One of the hotspots for armed robbery in South Seattle is the Union Gospel Mission’s new transitional housing program for women and children recovering from homelessness and abuse. The perpetrators are not the women in the program, many with histories of substance abuse and crime, regressing and then preying on local residents. It is the other way around. These women come back from buying groceries, taking the light rail to job interviews, etc. only to get beaten or have a pistol put in their face. How does The Rest of the City think that trauma impacts their success rates?

South Seattle residents are crying out for the police needed to stop the slaughter of its teens and young adults, largely by its teens and young adults. That cry is not in conflict with demands for a culturally sensitive, constitutional, and, when possible, a police department practicing the less-than-lethal use of force. The goal of safety for young people is getting lost in the mainstream media’s narrative on police practices. Achieving safety also, as Berkley Professor Zimmering shows, does not mean adding to our appalling record of disproportionately incarcerating more people of color. It need not, as New York City shows, add to our incarceration rate at all.

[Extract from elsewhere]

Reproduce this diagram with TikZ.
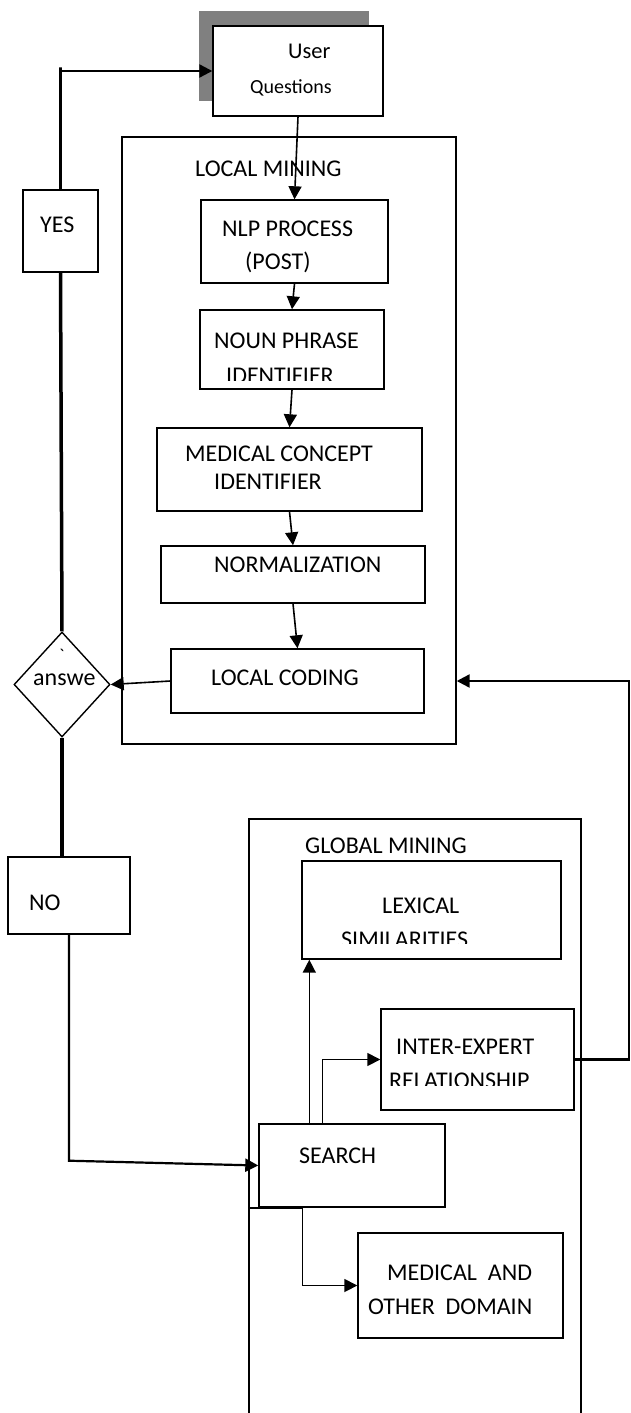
\documentclass[tikz,border=0pt]{standalone}
\usepackage{fontspec}
\setmainfont{Carlito}
\newfontfamily\rawfont{Carlito}[Ligatures=TeXOff]
\usetikzlibrary{arrows.meta,shapes.geometric,shadows}

\begin{document}
\begin{tikzpicture}[x=1pt,y=-1pt,
  box/.style={draw, line width=1.4pt, inner sep=0pt},
  txt/.style={anchor=base west, inner sep=0pt, font=\fontsize{24}{28}\selectfont},
  arr/.style={line width=1.6pt, -{Triangle[length=13pt,width=13pt]}},
  heavy/.style={line width=3.5pt}]
\useasboundingbox (0,0) rectangle (630,1413);

% containers
\node[box, minimum width=334pt, minimum height=607pt] (local) at (289,440.5) {};
\node[box, minimum width=332pt, minimum height=621pt] (global) at (415,1129.5) {};

\node[box, fill=white, minimum width=170pt, minimum height=90pt,
  drop shadow={shadow xshift=-14pt, shadow yshift=15pt, fill=gray, opacity=1}] (user) at (298,71) {};
\node[box, minimum width=75pt, minimum height=82pt] (yes) at (60.5,231) {};
\node[box, minimum width=187pt, minimum height=83pt] (nlp) at (294.5,241.5) {};
\node[box, minimum width=184pt, minimum height=79pt] (noun) at (292,349.5) {};
\node[box, minimum width=265pt, minimum height=83pt] (medcon) at (289.5,469.5) {};
\node[box, minimum width=264pt, minimum height=57pt] (norm) at (293,574.5) {};
\node[box, minimum width=253pt, minimum height=64pt] (coding) at (297.5,681) {};
\node[box, diamond, minimum width=96pt, minimum height=105pt] (ans) at (62,684.5) {};
\node[box, minimum width=122pt, minimum height=77pt] (no) at (69,895.5) {};
\node[box, minimum width=259pt, minimum height=98pt] (lexical) at (431.5,910) {};
\node[box, minimum width=193pt, minimum height=101pt] (inter) at (477.5,1059.5) {};
\node[box, minimum width=186pt, minimum height=83pt] (search) at (352,1165.5) {};
\node[box, minimum width=205pt, minimum height=105pt] (medother) at (460.5,1285.5) {};

% texts
\node[txt, font=\fontsize{22.5}{26}\selectfont] (tuser) at (288,59) {User};
\node[txt, font=\fontsize{20}{24}\selectfont] (tquest) at (250,93) {Questions};
\node[txt] (tlocal) at (195,176) {LOCAL MINING};
\node[txt] (tyes) at (40,232) {YES};
\node[txt] (tnlp) at (222,236) {NLP PROCESS};
\node[txt] (tpost) at (245,269) {(POST)};
\node[txt] (tnoun) at (214,348) {NOUN PHRASE};
\begin{scope}
\clip (0,0) rectangle (630,380);
\node[txt] (tnounid) at (226,383.5) {IDENTIFIER};
\end{scope}
\node[txt] (tmedcon) at (185,461) {MEDICAL CONCEPT};
\node[txt] (tmedconid) at (214,489) {IDENTIFIER};
\node[txt] (tnorm) at (214,572) {NORMALIZATION};
\node[txt] (tcoding) at (211,685) {LOCAL CODING};
\node[txt] (tans) at (33,685) {answe};
\node[txt, font=\fontsize{18}{20}\rawfont] (tmark) at (59,661) {`};
\node[txt] (tglobal) at (305,853) {GLOBAL MINING};
\node[txt] (tlex) at (382,913) {LEXICAL};
\begin{scope}
\clip (0,0) rectangle (630,943);
\node[txt] (tsim) at (341,947.5) {SIMILARITIES};
\end{scope}
\node[txt] (tinter) at (396,1054) {INTER-EXPERT};
\begin{scope}
\clip (0,0) rectangle (630,1085);
\node[txt] (trel) at (389,1088.5) {RELATIONSHIP};
\end{scope}
\node[txt] (tno) at (29,910) {NO};
\node[txt] (tsearch) at (299,1163) {SEARCH};
\node[txt] (tmedand) at (387,1280) {MEDICAL\ \ AND};
\node[txt] (tother) at (368,1314) {OTHER\ \ DOMAIN};

% connectors
\draw[arr] (user.south) -- (nlp.north);
\draw[arr] (nlp.south) -- (noun.north);
\draw[arr] (noun.south) -- (medcon.north);
\draw[arr] (medcon.south) -- (norm.north);
\draw[arr] (norm.south) -- (coding.north);
\draw[arr] (coding.west) -- (ans.east);
\draw[arr, line width=2.2pt] (yes.north) -- ++(0,-122) |- (user.west);
\draw[heavy] (yes.south) -- (ans.north);
\draw[line width=4.5pt] (ans.south) -- (ans.south |- no.north);
\draw[arr, line width=2.2pt] (no.south) -- ++(0,226) -- (search.west);
\draw[arr] ([xshift=51pt]search.north west) -- ([xshift=51pt]search.north west |- lexical.south);
\draw[arr] ([xshift=64pt]search.north west) |- (inter.west);
\draw[arr] (global.west |- search.south) -- ++(54,0) |- (medother.west);
\draw[arr, line width=2.4pt] (inter.east) -- ++(54,0) |- (local.east |- coding.east);

\end{tikzpicture}
\end{document}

South Seattle citizens need to stop preaching to each other and direct more of their message to the relatively affluent, progressive, ostensibly social-justice-oriented voters in The Rest of the City. The City Council answers to them.

What should South Seattle say to The Rest of the City? Get over what Berger describes as trying to “change the world one resolution at a time” and the conceit against “mere details too petty for superior minds.” Adopt the pragmatism of such liberal, progressive, socially conscious places as San Francisco and New York City.

That means more cops so city human services and education funding can actually make a difference for Seattle’s poor and minority communities. Without this change, the slaughter continues and socio-economic progress of South Seattle stagnates on.